## TASK REQUIREMENTS
Pull out every line below containing the word "page".

## DATA TO PROCESS
++++++++++

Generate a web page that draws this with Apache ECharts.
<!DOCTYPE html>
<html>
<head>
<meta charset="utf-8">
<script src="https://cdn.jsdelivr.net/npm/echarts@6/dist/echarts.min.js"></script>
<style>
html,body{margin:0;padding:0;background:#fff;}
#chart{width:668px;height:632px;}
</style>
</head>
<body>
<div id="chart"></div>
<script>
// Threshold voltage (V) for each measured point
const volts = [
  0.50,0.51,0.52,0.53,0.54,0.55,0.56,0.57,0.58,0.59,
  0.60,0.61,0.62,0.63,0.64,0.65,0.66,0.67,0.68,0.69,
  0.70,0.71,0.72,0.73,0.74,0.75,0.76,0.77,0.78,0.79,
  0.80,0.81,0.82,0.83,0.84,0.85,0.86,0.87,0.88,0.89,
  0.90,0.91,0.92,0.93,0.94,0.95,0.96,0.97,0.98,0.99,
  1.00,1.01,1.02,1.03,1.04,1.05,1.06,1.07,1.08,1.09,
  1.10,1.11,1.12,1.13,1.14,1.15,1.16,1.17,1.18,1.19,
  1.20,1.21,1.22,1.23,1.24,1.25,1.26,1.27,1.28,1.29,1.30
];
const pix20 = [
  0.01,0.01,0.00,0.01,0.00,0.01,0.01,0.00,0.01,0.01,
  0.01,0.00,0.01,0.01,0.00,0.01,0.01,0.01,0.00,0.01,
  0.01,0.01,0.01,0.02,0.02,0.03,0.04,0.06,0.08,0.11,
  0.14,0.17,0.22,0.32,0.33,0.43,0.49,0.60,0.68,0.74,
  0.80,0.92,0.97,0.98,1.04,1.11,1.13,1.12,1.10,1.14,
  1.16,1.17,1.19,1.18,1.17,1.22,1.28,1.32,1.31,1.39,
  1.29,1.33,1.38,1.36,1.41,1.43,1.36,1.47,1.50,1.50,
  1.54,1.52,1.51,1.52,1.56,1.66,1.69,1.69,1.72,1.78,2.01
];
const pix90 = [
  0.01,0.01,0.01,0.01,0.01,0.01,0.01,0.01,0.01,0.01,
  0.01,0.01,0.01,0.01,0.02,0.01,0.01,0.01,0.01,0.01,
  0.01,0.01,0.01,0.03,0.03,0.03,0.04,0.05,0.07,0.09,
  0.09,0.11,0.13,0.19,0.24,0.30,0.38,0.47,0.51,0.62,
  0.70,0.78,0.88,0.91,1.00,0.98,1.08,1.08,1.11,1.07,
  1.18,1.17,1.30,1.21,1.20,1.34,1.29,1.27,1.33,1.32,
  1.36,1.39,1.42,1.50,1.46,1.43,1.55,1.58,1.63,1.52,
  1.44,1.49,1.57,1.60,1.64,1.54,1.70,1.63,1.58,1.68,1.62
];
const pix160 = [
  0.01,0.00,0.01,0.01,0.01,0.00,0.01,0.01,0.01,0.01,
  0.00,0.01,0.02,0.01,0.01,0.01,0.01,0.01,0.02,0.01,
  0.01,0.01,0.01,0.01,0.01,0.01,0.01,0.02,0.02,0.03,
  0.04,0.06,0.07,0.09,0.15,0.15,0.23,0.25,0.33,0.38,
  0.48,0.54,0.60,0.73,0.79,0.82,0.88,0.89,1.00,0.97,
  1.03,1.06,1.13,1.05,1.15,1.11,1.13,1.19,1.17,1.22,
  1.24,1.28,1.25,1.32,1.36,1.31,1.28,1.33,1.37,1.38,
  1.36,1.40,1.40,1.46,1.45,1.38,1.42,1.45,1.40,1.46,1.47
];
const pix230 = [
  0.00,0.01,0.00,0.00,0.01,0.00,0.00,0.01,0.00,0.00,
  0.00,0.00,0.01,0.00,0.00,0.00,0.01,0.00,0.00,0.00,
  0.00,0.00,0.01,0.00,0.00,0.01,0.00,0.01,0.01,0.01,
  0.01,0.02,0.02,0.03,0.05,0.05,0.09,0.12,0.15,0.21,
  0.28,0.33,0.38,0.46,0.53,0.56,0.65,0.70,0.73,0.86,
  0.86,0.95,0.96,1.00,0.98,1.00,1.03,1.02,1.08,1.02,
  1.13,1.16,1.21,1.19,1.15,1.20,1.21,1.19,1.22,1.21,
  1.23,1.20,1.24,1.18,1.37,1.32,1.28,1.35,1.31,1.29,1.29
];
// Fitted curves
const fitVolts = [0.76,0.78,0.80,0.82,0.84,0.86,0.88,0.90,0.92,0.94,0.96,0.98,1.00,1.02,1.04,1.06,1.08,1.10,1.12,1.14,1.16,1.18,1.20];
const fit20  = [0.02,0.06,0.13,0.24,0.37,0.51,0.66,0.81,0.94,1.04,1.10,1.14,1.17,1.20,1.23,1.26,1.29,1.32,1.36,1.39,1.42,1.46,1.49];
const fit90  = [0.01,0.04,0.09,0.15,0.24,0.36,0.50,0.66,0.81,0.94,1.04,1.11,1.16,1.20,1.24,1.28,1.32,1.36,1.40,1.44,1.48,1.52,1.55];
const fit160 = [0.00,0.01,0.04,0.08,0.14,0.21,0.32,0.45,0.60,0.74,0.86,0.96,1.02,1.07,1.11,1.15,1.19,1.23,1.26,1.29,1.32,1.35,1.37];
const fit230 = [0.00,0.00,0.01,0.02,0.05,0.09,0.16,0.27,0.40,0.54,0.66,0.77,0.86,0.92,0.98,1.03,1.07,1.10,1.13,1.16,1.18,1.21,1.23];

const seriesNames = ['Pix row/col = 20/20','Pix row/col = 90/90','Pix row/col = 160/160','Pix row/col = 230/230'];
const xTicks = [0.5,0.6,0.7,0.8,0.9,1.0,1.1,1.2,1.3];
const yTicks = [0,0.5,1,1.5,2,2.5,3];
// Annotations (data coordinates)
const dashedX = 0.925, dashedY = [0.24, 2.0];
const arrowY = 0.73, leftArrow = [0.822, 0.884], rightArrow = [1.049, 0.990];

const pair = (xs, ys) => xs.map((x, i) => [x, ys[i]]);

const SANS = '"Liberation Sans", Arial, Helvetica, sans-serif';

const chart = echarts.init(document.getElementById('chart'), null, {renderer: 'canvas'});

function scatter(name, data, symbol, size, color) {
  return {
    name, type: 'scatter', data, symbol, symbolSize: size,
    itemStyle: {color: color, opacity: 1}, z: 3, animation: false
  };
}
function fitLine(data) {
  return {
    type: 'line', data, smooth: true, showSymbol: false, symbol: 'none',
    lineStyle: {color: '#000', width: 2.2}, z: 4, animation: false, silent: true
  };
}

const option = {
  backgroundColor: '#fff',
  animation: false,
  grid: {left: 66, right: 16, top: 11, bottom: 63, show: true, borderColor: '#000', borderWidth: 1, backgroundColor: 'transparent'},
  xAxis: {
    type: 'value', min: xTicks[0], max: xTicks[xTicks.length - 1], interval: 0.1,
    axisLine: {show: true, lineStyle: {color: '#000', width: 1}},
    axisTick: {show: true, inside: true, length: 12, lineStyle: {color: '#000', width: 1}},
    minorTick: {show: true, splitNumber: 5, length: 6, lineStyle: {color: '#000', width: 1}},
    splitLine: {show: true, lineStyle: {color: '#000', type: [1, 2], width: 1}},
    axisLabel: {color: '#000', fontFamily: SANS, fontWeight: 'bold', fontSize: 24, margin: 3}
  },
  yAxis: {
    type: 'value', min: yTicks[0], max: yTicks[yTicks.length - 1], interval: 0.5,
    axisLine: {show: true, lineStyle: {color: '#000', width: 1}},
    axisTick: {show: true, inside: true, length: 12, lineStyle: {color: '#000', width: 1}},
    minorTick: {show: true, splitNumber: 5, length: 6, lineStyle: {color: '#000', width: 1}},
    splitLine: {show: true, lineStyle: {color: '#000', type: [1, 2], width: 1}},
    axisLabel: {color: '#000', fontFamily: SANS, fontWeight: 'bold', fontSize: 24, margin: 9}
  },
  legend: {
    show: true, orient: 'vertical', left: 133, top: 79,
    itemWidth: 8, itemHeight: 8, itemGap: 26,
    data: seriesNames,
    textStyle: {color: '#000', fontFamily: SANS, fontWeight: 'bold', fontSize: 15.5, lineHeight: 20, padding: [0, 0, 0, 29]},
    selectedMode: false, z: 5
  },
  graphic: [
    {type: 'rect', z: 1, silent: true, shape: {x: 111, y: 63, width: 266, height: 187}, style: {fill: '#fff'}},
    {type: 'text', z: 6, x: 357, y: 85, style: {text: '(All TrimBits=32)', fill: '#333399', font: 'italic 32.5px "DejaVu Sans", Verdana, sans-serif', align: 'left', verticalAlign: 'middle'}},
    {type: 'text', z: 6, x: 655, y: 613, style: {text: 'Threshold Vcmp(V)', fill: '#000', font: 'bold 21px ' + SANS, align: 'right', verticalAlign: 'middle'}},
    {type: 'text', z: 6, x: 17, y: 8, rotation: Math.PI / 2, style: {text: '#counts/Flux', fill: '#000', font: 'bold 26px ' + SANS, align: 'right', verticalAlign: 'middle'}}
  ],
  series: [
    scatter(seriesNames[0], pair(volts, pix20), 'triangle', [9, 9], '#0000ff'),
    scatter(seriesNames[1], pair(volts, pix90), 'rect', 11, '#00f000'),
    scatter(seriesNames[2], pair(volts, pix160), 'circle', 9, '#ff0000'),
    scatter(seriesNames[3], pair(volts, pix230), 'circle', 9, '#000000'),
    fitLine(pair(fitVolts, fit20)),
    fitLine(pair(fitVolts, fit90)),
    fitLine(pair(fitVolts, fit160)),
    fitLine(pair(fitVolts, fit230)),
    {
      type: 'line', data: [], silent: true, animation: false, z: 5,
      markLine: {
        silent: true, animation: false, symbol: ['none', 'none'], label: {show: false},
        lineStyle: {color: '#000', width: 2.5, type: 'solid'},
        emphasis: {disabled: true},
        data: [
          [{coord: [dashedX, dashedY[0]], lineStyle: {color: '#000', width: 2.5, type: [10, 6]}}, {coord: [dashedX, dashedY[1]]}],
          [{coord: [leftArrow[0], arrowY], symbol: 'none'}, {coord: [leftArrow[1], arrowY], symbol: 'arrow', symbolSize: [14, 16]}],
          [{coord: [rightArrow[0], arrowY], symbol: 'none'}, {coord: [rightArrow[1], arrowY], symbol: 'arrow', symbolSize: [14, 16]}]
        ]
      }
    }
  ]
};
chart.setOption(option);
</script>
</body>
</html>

++++++++++

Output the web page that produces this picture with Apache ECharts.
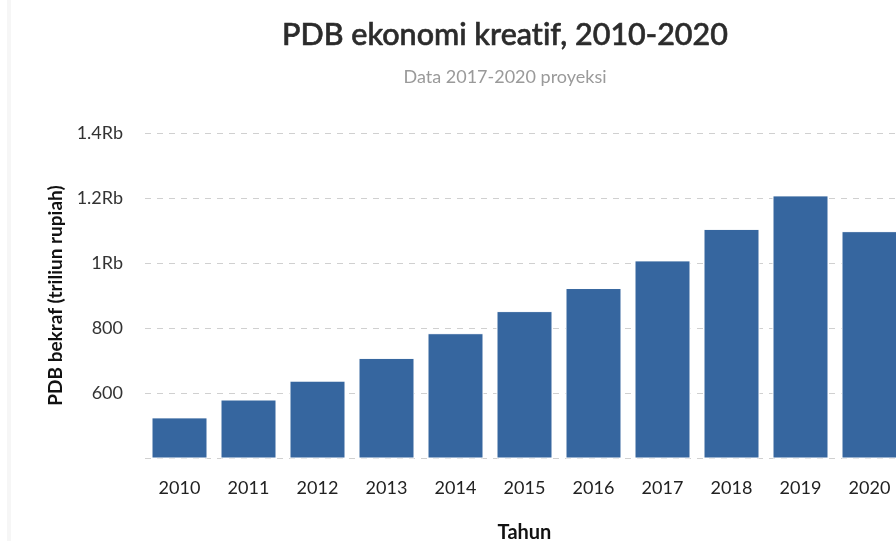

++++++++++

## PROBLEM SOLUTION
Generate a web page that draws this with Apache ECharts.
Output the web page that produces this picture with Apache ECharts.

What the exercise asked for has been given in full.